* [DATA PROVIDED]
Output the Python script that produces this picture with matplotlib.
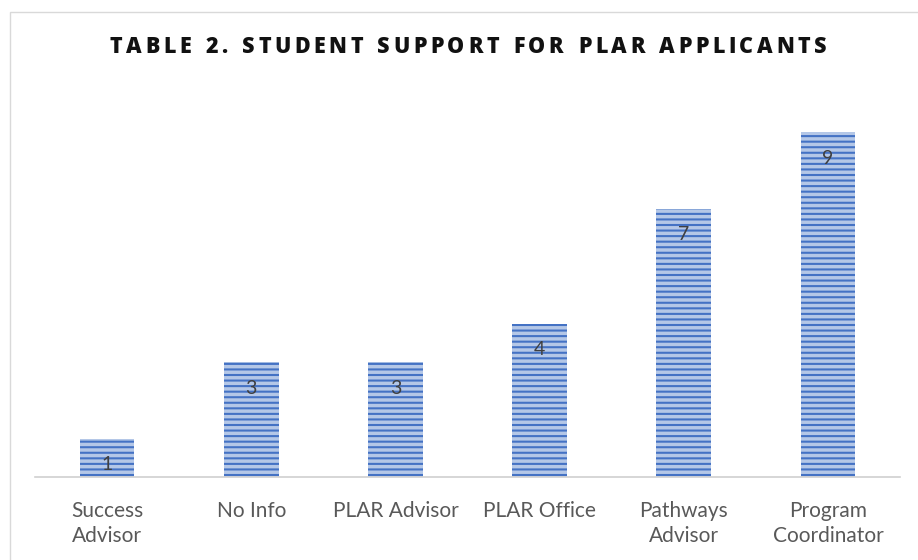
import matplotlib
matplotlib.use('Agg')
import matplotlib.pyplot as plt
from matplotlib.patches import Rectangle

categories = ['Success\nAdvisor', 'No Info', 'PLAR Advisor', 'PLAR Office',
              'Pathways\nAdvisor', 'Program\nCoordinator']
values = [1, 3, 3, 4, 7, 9]
title = 'TABLE 2. STUDENT SUPPORT FOR PLAR APPLICANTS'

plt.rcParams['font.family'] = ['Lato', 'DejaVu Sans']
plt.rcParams['hatch.color'] = '#4472c4'
plt.rcParams['hatch.linewidth'] = 1.5

fig = plt.figure(figsize=(9.18, 5.6), dpi=100)
ax = fig.add_axes([35 / 918, 1 - 477 / 560, 865 / 918, 383 / 560])

x = range(len(values))
bars = ax.bar(x, values, width=0.38, color='#b4c7e7', edgecolor='#4472c4',
              linewidth=0, hatch='---')

for xi, v in zip(x, values):
    ax.text(xi, v - 0.68, str(v), ha='center', va='center',
            fontsize=14, color='#404040')

ax.set_xlim(-0.5, len(values) - 0.5)
ax.set_ylim(0, 10)
ax.set_yticks([])
ax.set_xticks(list(x))
ax.set_xticklabels(categories, fontsize=15, color='#595959', linespacing=1.35)
ax.tick_params(axis='x', length=0, pad=17)
for s in ['top', 'right', 'left']:
    ax.spines[s].set_visible(False)
ax.spines['bottom'].set_color('#d0d0d0')
ax.spines['bottom'].set_linewidth(1.2)

# title with wide letter spacing, drawn letter by letter
renderer = fig.canvas.get_renderer()
tprops = dict(fontsize=15.5, fontweight='heavy', color='#111111',
              family=['Open Sans', 'DejaVu Sans'], va='center', ha='left')
left_px, right_px = 110, 826
widths = []
for ch in title:
    if ch == ' ':
        t = fig.text(0, 0, 'I', **tprops)
    else:
        t = fig.text(0, 0, ch, **tprops)
    widths.append(t.get_window_extent(renderer).width)
    t.remove()
gap = (right_px - left_px - sum(widths)) / (len(title) - 1)
xpos = left_px
ty = 1 - 47 / 560
for ch, w in zip(title, widths):
    if ch != ' ':
        fig.text(xpos / 918, ty, ch, **tprops)
    xpos += w + gap

# light chart border
fig.patches.append(Rectangle((10 / 918, -0.05), 1.0, 1 - 12 / 560 + 0.05,
                             transform=fig.transFigure, fill=False,
                             edgecolor='#d9d9d9', linewidth=1))

fig.savefig('out.png', dpi=100)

* [GIVEN TASK] Repeat the lines exactly as they stand, from the opening line of the data through the line with "fontsize=14, color='#404040')". Pictures stay out of the copy.

* [SOLUTION TO THE EXERCISE]
Output the Python script that produces this picture with matplotlib.
import matplotlib
matplotlib.use('Agg')
import matplotlib.pyplot as plt
from matplotlib.patches import Rectangle

categories = ['Success\nAdvisor', 'No Info', 'PLAR Advisor', 'PLAR Office',
              'Pathways\nAdvisor', 'Program\nCoordinator']
values = [1, 3, 3, 4, 7, 9]
title = 'TABLE 2. STUDENT SUPPORT FOR PLAR APPLICANTS'

plt.rcParams['font.family'] = ['Lato', 'DejaVu Sans']
plt.rcParams['hatch.color'] = '#4472c4'
plt.rcParams['hatch.linewidth'] = 1.5

fig = plt.figure(figsize=(9.18, 5.6), dpi=100)
ax = fig.add_axes([35 / 918, 1 - 477 / 560, 865 / 918, 383 / 560])

x = range(len(values))
bars = ax.bar(x, values, width=0.38, color='#b4c7e7', edgecolor='#4472c4',
              linewidth=0, hatch='---')

for xi, v in zip(x, values):
    ax.text(xi, v - 0.68, str(v), ha='center', va='center',
            fontsize=14, color='#404040')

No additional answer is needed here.